Abbiamo lanciato una piattaforma di open innovation interna (Heureka) in cui qualunque dipendente può proporre la sua idea: attualmente è in corso la prima competizione sulla comunicazione. Le proposte vengono votate da tutti con le stelline e possono essere integrate dai suggerimenti di ciascuno. Abbiamo cominciato nell’autunno del 2016 e c’è stata una risposta imprevedibile: accessi agli orari più insoliti, weekend compresi, e soprattutto un grande volume di proposte nei primi giorni della sfida. Vuol dire che le idee covano, che ci sono già.

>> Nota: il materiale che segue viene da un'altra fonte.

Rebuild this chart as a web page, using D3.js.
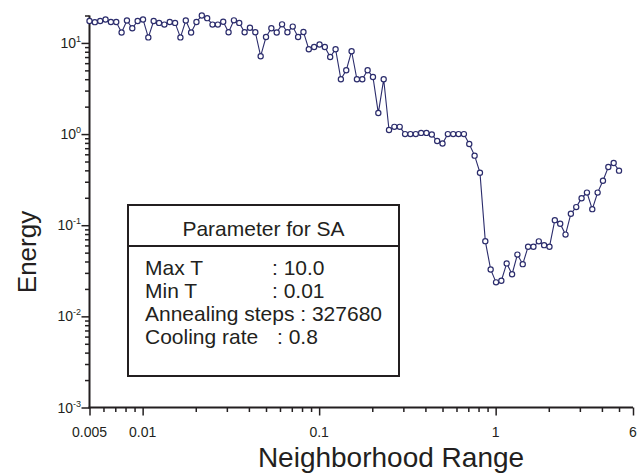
<!DOCTYPE html>
<html>
    <head>
        <title>Energy vs neighborhood range</title>
        <meta charset="UTF-8">
        <script src="https://cdnjs.cloudflare.com/ajax/libs/d3/7.9.0/d3.min.js"></script>
        <style>
            html, body {
                margin: 0;
                padding: 0;
                background: #fff;
                font-family: 'Liberation Sans', Arial, Helvetica, sans-serif;
            }
            .chart text {
                fill: #231f20;
            }
        </style>
    </head>
    <body>
        <div class="chart"></div>
        <script>
            // neighborhood range, one value per run
            let rangeValues = [
                0.005, 0.005361, 0.005749, 0.006164, 0.00661, 0.007087, 0.007599, 0.008149, 0.008737, 0.009369,
                0.01005, 0.01077, 0.01155, 0.01239, 0.01328, 0.01424, 0.01527, 0.01637, 0.01756, 0.01882,
                0.02018, 0.02164, 0.02321, 0.02488, 0.02668, 0.02861, 0.03068, 0.0329, 0.03527, 0.03782,
                0.04055, 0.04349, 0.04663, 0.05, 0.05361, 0.05749, 0.06164, 0.0661, 0.07087, 0.07599,
                0.08149, 0.08737, 0.09369, 0.1005, 0.1077, 0.1155, 0.1239, 0.1328, 0.1424, 0.1527,
                0.1637, 0.1756, 0.1882, 0.2018, 0.2164, 0.2321, 0.2488, 0.2668, 0.2861, 0.3068,
                0.329, 0.3527, 0.3782, 0.4055, 0.4349, 0.4663, 0.5, 0.5361, 0.5749, 0.6164,
                0.661, 0.7087, 0.7599, 0.8149, 0.8737, 0.9369, 1.005, 1.077, 1.155, 1.239,
                1.328, 1.424, 1.527, 1.637, 1.756, 1.882, 2.018, 2.164, 2.321, 2.488,
                2.668, 2.861, 3.068, 3.29, 3.527, 3.782, 4.055, 4.349, 4.663, 5.0
            ];
            // energy
            let energyValues = [
                17.4, 16.9, 17.4, 18.1, 17.0, 17.0, 13.0, 17.6, 14.5, 17.4,
                18.1, 11.5, 17.4, 16.6, 15.9, 17.0, 16.6, 11.5, 17.6, 13.0,
                17.0, 20.0, 18.7, 15.9, 15.9, 17.1, 13.1, 17.7, 16.6, 13.1,
                14.7, 13.1, 7.15, 11.6, 14.5, 13.0, 16.0, 13.1, 15.1, 11.6,
                13.2, 8.53, 9.04, 9.6, 9.04, 7.02, 8.53, 3.99, 5.01, 8.11,
                3.99, 3.99, 5.01, 4.23, 1.70, 3.99, 1.11, 1.20, 1.20, 1.00,
                1.00, 1.00, 1.03, 1.03, 0.99, 0.839, 0.788, 1.00, 1.00, 1.00,
                1.00, 0.778, 0.58, 0.377, 0.0669, 0.0327, 0.0236, 0.0246, 0.0381, 0.029,
                0.0476, 0.0374, 0.0581, 0.0581, 0.0665, 0.0604, 0.0581, 0.1136, 0.1039, 0.0789,
                0.1338, 0.158, 0.198, 0.228, 0.150, 0.228, 0.308, 0.435, 0.481, 0.397
            ];

            let xTickValues = [0.005, 0.01, 0.1, 1, 6];
            let xTickLabels = ['0.005', '0.01', '0.1', '1', '6'];
            let yTickExponents = [-3, -2, -1, 0, 1];

            let paramNames = ['Max T', 'Min T', 'Annealing steps', 'Cooling rate'];
            let paramValues = ['10.0', '0.01', '327680', '0.8'];

            let w = 639;
            let h = 474;
            let ink = '#231f20';
            let navy = '#2b2c6c';

            let svg = d3.select('.chart').append('svg')
                    .attr('width', w)
                    .attr('height', h);

            let x = d3.scaleLog()
                    .domain([0.005, 6])
                    .range([89.5, 633]);

            let y = d3.scaleLog()
                    .domain([0.001, 20])
                    .range([407.5, 15.5]);

            let data = rangeValues.map((v, i) => ({x: v, y: energyValues[i]}));

            // minor ticks
            let minorX = x.ticks().filter(t => xTickValues.indexOf(+t.toPrecision(3)) < 0);
            svg.append('g')
                .attr('transform', 'translate(0,407.5)')
                .call(d3.axisBottom(x).tickValues(minorX).tickSize(4.5).tickSizeOuter(0).tickFormat(''))
                .call(g => g.select('.domain').remove())
                .selectAll('line').attr('stroke', ink).attr('stroke-width', 1.5);

            svg.append('g')
                .attr('transform', 'translate(0,407.5)')
                .call(d3.axisBottom(x).tickValues(xTickValues).tickSize(8).tickSizeOuter(0).tickFormat(''))
                .call(g => g.select('.domain').remove())
                .selectAll('line').attr('stroke', ink).attr('stroke-width', 1.5);

            let majorY = yTickExponents.map(e => Math.pow(10, e));
            let minorY = y.ticks().filter(t => majorY.every(m => Math.abs(m - t) / m > 1e-6));
            svg.append('g')
                .attr('transform', 'translate(89.5,0)')
                .call(d3.axisLeft(y).tickValues(minorY).tickSize(4.5).tickSizeOuter(0).tickFormat(''))
                .call(g => g.select('.domain').remove())
                .selectAll('line').attr('stroke', ink).attr('stroke-width', 1.5);

            svg.append('g')
                .attr('transform', 'translate(89.5,0)')
                .call(d3.axisLeft(y).tickValues(majorY).tickSize(8).tickSizeOuter(0).tickFormat(''))
                .call(g => g.select('.domain').remove())
                .selectAll('line').attr('stroke', ink).attr('stroke-width', 1.5);

            // axis lines
            svg.append('line')
                .attr('x1', 89.5).attr('x2', 89.5)
                .attr('y1', y(20)).attr('y2', 408.5)
                .attr('stroke', ink).attr('stroke-width', 2);
            svg.append('line')
                .attr('x1', 88.5).attr('x2', x(6))
                .attr('y1', 407.5).attr('y2', 407.5)
                .attr('stroke', ink).attr('stroke-width', 2);

            // tick labels
            svg.append('g').selectAll('text')
                .data(xTickValues)
                .enter().append('text')
                .attr('x', d => x(d))
                .attr('y', 437)
                .attr('text-anchor', 'middle')
                .style('font-size', '14px')
                .text((d, i) => xTickLabels[i]);

            let yl = svg.append('g').selectAll('text')
                .data(yTickExponents)
                .enter().append('text')
                .attr('x', 81)
                .attr('y', d => y(Math.pow(10, d)) + 5)
                .attr('text-anchor', 'end')
                .style('font-size', '14px');
            yl.append('tspan').text('10');
            yl.append('tspan')
                .attr('dy', -6)
                .style('font-size', '9px')
                .text(d => d);

            // axis titles
            svg.append('text')
                .attr('x', 391)
                .attr('y', 467)
                .attr('text-anchor', 'middle')
                .style('font-size', '28px')
                .text('Neighborhood Range');

            svg.append('text')
                .attr('transform', 'translate(36,252) rotate(-90)')
                .attr('text-anchor', 'middle')
                .style('font-size', '26px')
                .text('Energy');

            // series
            let line = d3.line()
                    .x(d => x(d.x))
                    .y(d => y(d.y));

            svg.append('path')
                .datum(data)
                .attr('fill', 'none')
                .attr('stroke', navy)
                .attr('stroke-width', 1.1)
                .attr('d', line);

            svg.append('g').selectAll('circle')
                .data(data)
                .enter().append('circle')
                .attr('cx', d => x(d.x))
                .attr('cy', d => y(d.y))
                .attr('r', 2.6)
                .attr('fill', '#fff')
                .attr('stroke', navy)
                .attr('stroke-width', 1.2);

            // parameter box
            let box = svg.append('g');
            box.append('rect')
                .attr('x', 128).attr('y', 205)
                .attr('width', 271).attr('height', 171)
                .attr('fill', '#fff')
                .attr('stroke', ink)
                .attr('stroke-width', 2);
            box.append('line')
                .attr('x1', 128).attr('x2', 399)
                .attr('y1', 246).attr('y2', 246)
                .attr('stroke', ink)
                .attr('stroke-width', 2);
            box.append('text')
                .attr('x', 263.5)
                .attr('y', 236)
                .attr('text-anchor', 'middle')
                .style('font-size', '21px')
                .text('Parameter for SA');

            let colonX = [272, 272, 0, 277];
            let rows = box.selectAll('g.row')
                .data(paramNames)
                .enter().append('g')
                .attr('class', 'row');
            rows.append('text')
                .attr('x', 145)
                .attr('y', (d, i) => 275 + i * 23)
                .style('font-size', '21px')
                .text((d, i) => colonX[i] ? d : d + ' : ' + paramValues[i]);
            rows.filter((d, i) => colonX[i] > 0).append('text')
                .attr('x', (d, i) => colonX[paramNames.indexOf(d)])
                .attr('y', d => 275 + paramNames.indexOf(d) * 23)
                .style('font-size', '21px')
                .text(d => ': ' + paramValues[paramNames.indexOf(d)]);
        </script>
    </body>
</html>
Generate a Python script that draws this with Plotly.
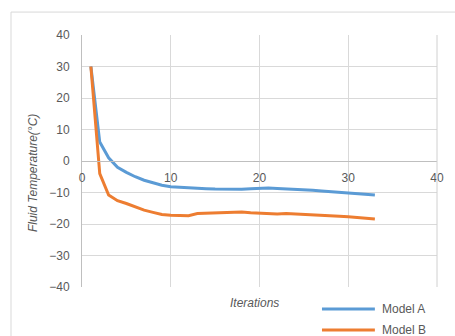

Ingegnere che cosa vede nei prossimi cinque anni?
Uno scenario particolarmente disruptive. E non solo per effetto dell’evoluzione tecnologica. Ci possono essere innovazioni che nascono da un’idea che associa e assembla tecnologie già esistenti.

Può farci un esempio?
Hera sta per avviare il primo impianto di produzione in Italia di biometano dai rifiuti urbani. Un esempio straordinario di economia circolare: ciò che nasce in cucina, la spazzatura, torna in cucina sotto forma di energia. Il biogas si faceva già e poi si trasformava in energia elettrica. Noi abbiamo chiuso il ciclo. Nel giro di 15 mesi l’impianto sarà pronto. È un’opera con un importante impatto sociale: cambierà il modo di gestire i rifiuti. Ma anche un vantaggio economico: 5milioni di EBTDA l’anno a fronte di un investimento di circa 30 milioni.

Torniamo alla disruption. Cambierà qualcosa nel vostro modello di business?
Nei prossimi 5 anni dal punto di vista delle operation vedo una grande presenza dei software di simulazione e controllo. L’operatore sta davanti a un computer, simula azioni e, in base ai risultati, regola l’impianto. La nostra forza lavoro girerà meno e dovrà avere competenze diverse. Sul fronte dei servizi per i clienti diventerà strategica la gestione dei dati per anticiparne i comportamenti e per fornire risposte e servizi nuovi. Mi immagino che fra 5 anni noi potremmo vendere non più il gas o l’energia elettrica ma benessere (luce, elettrodomestici e riscaldamento). E saremo noi stessi a gestire a distanza il termostato della caldaia o l’avvio della lavastoviglie magari a fronte di un canone fisso.